— begin Stored data —

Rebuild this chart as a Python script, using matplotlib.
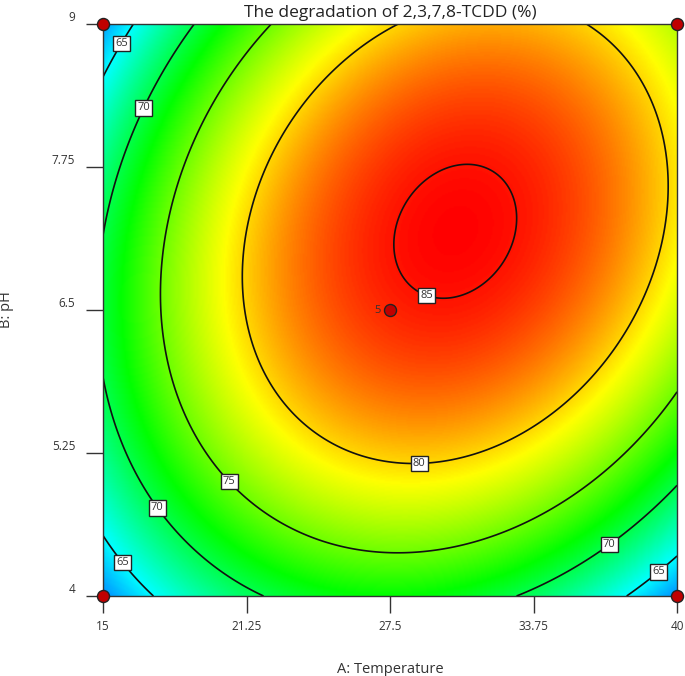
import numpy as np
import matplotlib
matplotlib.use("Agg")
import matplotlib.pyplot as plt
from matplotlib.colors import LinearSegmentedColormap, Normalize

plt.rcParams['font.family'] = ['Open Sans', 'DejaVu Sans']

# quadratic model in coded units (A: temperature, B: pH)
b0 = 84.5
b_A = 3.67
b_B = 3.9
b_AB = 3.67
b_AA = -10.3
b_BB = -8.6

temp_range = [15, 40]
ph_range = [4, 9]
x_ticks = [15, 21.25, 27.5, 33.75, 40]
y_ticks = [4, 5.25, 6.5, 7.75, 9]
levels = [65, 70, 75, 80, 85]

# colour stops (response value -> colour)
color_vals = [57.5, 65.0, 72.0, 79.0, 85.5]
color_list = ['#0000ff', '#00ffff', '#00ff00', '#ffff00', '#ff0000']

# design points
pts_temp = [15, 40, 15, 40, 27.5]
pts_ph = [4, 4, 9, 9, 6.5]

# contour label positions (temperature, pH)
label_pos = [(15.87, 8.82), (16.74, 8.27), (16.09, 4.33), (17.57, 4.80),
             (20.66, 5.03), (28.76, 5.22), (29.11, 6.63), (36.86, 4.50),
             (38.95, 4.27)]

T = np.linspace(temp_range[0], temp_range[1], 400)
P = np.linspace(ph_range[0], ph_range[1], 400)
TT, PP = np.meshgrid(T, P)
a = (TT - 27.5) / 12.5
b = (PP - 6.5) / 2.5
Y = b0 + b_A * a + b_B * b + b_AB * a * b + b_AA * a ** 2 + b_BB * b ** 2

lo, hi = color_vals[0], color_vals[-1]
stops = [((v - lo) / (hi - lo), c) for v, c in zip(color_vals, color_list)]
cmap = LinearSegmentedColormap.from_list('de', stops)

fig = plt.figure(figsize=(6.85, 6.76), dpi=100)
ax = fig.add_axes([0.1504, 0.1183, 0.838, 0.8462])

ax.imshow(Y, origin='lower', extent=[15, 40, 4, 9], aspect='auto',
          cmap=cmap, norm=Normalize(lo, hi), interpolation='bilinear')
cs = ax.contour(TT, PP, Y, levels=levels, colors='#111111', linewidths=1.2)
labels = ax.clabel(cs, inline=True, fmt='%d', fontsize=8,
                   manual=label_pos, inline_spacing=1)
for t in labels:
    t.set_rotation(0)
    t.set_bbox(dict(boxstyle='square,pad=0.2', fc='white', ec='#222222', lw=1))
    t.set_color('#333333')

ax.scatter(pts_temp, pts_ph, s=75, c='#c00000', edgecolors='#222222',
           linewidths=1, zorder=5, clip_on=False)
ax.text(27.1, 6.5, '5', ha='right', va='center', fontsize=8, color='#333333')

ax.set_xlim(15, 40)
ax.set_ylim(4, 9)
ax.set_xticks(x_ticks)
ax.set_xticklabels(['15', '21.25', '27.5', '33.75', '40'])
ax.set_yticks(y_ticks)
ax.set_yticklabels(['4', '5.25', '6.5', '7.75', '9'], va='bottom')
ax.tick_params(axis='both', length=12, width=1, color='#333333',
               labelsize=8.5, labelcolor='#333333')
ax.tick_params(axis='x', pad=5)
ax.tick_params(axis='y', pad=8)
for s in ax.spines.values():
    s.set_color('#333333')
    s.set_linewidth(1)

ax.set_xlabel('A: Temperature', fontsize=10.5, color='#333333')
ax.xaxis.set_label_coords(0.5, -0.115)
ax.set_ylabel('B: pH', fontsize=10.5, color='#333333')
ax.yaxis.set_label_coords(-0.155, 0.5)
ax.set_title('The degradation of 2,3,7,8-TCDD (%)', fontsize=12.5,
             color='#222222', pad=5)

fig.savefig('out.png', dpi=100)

— end Stored data —

> **Objective**: Restate the material word for word from its first line through the line containing "from matplotlib.colors import", both included; the pictures do not belong in it.

> **Exercise solution**:
Rebuild this chart as a Python script, using matplotlib.
import numpy as np
import matplotlib
matplotlib.use("Agg")
import matplotlib.pyplot as plt
from matplotlib.colors import LinearSegmentedColormap, Normalize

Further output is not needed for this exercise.